UP to 10 Hampshire libraries face axe and dozens of jobs could be lost as county bosses try to balance the books.

The number of libraries across the county could drop from 48 to 38 and the remaining ones could see a 15% reduction in their opening hours as Hampshire County Council is aiming to save £1.76m by 2021.

County bosses said there is still a possibility for all 48 council-run libraries to remain open but that would mean that they will all have their opening hours reduced by 25%.

The county council said the impact on staff would also depend on the number of closures, but between 40 to 50 jobs could be at risk.

Documents released by the county council today as part of a ten-week public consultation revealed that the libraries at risk of closure are the ones in Blackfield and Lyndhurst in the New Forest, Fair Oak Library in Fair Oak, Chineham and South Ham libraries in Basingstoke, Elson library in Gosport, Emsworth library in Havant, Horndean in East Hampshire,Lee-on-the-Solent library in Gosport and Odiham library in Hart.
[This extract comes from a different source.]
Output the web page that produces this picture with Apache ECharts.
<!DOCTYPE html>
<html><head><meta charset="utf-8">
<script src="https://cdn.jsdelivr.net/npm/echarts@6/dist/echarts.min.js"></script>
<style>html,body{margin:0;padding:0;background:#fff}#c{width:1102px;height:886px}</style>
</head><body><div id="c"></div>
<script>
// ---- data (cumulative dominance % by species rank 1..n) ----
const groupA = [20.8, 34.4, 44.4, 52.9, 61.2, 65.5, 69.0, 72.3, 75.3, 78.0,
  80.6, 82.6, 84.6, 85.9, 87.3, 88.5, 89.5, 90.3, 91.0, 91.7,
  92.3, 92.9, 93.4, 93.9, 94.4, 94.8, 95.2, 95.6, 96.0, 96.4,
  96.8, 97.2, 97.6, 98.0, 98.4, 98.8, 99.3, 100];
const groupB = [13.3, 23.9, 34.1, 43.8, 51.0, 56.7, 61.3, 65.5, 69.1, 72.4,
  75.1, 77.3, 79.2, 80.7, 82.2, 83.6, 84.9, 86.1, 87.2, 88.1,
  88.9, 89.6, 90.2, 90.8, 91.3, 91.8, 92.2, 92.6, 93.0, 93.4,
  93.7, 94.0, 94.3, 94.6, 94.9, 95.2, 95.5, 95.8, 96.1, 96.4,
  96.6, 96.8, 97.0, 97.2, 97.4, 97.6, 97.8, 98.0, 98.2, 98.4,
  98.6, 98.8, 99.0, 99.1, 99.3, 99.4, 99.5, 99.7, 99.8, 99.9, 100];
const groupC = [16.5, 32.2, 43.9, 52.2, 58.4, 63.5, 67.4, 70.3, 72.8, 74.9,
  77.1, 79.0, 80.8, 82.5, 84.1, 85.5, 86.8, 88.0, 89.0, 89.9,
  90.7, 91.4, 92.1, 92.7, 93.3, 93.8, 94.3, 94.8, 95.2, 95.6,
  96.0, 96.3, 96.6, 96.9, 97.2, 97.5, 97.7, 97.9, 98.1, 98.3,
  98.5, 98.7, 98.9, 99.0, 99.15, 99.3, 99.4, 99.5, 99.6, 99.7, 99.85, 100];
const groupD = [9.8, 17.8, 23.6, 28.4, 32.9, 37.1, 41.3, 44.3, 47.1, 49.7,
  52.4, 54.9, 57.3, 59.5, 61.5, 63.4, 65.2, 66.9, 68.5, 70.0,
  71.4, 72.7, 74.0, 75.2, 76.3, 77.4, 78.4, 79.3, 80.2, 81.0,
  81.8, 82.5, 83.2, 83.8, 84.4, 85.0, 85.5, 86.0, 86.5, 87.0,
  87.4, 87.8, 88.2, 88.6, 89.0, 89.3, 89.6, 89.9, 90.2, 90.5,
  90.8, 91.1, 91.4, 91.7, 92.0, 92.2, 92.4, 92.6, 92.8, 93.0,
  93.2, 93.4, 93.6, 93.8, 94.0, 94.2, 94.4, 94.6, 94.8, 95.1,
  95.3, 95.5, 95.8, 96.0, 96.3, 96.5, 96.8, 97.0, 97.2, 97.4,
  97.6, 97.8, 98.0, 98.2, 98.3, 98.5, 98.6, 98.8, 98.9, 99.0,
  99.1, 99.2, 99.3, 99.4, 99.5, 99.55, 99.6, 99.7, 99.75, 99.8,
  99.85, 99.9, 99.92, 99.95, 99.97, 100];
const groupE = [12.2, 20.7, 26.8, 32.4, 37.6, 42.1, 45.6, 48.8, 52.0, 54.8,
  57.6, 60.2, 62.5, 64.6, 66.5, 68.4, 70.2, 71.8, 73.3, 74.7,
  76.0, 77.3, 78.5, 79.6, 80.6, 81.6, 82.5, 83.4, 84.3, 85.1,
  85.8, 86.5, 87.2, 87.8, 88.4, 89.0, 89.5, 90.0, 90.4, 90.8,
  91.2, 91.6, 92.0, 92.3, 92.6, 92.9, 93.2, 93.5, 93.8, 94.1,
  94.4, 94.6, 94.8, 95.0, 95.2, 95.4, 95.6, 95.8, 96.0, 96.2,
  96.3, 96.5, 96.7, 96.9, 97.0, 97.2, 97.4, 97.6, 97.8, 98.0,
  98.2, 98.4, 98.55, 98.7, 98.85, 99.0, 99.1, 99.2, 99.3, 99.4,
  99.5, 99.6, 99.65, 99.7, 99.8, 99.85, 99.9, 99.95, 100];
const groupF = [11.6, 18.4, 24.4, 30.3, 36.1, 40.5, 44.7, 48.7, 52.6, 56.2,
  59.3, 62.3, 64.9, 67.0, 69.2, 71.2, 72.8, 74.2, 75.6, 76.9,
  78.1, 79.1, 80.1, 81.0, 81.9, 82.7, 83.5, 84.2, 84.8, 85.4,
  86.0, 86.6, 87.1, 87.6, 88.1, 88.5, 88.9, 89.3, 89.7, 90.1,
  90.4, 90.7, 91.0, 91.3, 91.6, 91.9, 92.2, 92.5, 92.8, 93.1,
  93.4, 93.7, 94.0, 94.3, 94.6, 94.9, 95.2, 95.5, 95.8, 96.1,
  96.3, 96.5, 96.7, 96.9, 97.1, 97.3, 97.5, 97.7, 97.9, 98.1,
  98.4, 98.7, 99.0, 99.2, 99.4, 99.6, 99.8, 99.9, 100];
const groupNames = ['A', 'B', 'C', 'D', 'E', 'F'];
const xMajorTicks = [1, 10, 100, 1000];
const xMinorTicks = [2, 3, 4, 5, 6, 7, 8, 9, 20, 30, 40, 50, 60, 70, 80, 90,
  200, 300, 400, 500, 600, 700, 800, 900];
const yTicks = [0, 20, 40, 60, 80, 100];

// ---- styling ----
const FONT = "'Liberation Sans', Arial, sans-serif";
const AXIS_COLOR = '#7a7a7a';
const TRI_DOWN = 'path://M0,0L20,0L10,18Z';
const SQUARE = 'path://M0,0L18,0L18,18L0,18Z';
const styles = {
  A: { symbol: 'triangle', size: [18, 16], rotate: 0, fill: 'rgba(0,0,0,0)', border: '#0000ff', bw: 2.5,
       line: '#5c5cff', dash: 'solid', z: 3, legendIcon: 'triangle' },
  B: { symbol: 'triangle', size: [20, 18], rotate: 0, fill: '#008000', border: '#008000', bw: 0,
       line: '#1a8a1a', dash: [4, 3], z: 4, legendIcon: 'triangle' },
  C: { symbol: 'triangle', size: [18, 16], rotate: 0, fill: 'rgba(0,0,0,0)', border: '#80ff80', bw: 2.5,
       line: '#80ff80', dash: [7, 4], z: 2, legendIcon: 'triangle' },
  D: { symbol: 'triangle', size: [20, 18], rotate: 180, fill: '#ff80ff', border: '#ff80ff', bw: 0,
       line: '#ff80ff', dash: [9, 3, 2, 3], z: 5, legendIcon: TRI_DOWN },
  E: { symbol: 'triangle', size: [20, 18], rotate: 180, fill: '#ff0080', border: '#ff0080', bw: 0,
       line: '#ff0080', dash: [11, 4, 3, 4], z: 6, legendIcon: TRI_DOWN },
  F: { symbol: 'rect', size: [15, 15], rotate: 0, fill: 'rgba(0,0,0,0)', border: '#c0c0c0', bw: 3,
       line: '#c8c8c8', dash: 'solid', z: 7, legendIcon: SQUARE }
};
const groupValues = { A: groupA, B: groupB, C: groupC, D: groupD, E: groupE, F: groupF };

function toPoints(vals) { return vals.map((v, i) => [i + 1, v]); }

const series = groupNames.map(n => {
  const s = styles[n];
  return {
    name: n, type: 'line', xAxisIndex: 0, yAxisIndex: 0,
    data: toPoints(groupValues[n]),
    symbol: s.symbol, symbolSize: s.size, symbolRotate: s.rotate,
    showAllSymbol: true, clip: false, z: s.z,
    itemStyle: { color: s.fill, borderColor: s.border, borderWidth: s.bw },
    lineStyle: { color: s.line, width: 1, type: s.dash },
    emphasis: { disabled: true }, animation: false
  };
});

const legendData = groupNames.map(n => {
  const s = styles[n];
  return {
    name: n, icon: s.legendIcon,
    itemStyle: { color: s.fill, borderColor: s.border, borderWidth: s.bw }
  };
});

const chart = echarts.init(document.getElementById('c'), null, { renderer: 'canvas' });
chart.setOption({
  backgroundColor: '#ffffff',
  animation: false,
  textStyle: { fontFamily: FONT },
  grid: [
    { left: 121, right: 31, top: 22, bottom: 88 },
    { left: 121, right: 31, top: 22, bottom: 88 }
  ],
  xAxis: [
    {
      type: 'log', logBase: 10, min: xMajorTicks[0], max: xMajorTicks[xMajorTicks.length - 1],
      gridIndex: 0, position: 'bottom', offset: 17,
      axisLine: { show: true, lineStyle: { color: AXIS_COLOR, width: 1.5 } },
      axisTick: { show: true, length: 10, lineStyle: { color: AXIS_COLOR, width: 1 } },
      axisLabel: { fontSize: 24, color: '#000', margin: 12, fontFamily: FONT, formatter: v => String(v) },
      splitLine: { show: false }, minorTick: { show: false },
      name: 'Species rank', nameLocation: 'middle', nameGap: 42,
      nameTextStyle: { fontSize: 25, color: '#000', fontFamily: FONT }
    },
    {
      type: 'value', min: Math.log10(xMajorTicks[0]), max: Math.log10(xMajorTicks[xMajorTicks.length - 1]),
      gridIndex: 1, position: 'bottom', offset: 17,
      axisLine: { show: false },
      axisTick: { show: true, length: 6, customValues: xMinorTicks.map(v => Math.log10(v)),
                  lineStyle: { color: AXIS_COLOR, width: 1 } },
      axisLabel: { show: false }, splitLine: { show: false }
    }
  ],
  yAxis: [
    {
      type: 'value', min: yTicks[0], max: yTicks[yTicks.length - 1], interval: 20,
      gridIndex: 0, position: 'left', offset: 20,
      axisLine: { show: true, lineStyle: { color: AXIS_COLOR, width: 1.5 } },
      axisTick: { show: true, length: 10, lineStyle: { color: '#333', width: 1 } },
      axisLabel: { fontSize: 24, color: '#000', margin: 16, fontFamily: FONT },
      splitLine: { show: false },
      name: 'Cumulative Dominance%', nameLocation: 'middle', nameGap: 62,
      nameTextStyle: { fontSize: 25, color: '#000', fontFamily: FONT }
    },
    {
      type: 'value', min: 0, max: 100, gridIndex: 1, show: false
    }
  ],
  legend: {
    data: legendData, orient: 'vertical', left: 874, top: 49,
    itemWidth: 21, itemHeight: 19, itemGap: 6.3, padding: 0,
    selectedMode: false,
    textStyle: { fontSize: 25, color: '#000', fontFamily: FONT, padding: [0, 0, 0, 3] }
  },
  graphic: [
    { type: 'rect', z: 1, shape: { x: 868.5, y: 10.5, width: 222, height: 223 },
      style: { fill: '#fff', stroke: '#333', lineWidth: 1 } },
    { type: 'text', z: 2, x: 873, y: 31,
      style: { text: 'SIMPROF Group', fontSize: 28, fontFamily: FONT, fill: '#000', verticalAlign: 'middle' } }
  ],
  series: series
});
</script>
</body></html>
Additionally, Kingsclere Community Library, Lowford Community Library, Milford-on-Sea Community Library and North Baddesley Community Library could be turned into independent community-managed libraries, meaning they will no longer be supported by the county council and will have to be run entirely by volunteers.

The move would save £49,000.

But the authority warned that "if the community does not wish to transition to a new delivery model then it is possible that these libraries may close".

The proposals revealed that there could also be an increase in the income generated through room hire and leases within council-run libraries by creating business hubs in one or more libraries and enabling meeting rooms to be hired outside normal opening hours.

Current fees and charges for services such as printing and photocopying would also be reviewed and increased "where appropriate" in order to cover costs.

The county council said it remains "absolutely committed to providing a high-quality library service".

Cllr Keith House, opposition leader at the county council, said libraries can be saved.

He added: "I'm really disappointed that the county council is looking at closing a quarter of our libraries. They have known they have a budget problem for a long time and have had plenty of opportunities to find community led proposals that would keep libraries open so what they should be doing instead of threatening of closing a quarter of our libraries is working out how they can get them run by volunteers with some degree of county council support."

Cllr Sean Woodward, executive member for recreation and heritage at the county council, said austerity and a change in people's habits have led to these proposals.

According to the county council the borrowing of digital eBooks and eAudio from 2016 to 2019 has increased by 62% while the borrowing of print books has decreased by 25%.

Cllr Woodward said 38 libraries is what is needed to provide a "comprehensive and efficient" library service in Hampshire.

"If the government were making no reduction in terms of public funding to councils then we wouldn't have to make decisions that are as difficult as those that we have to make. We would be reviewing the service anyway but we probably wouldn't be looking at the possibility of closing ten libraries," he added.

Residents have also the possibility to suggest new options as part of the public consultation that will close on March 18.

A final decision on the proposal is expected to be made in summer 2020 followed by a further consultation on opening hours. Changes would be implemented in autumn 2020.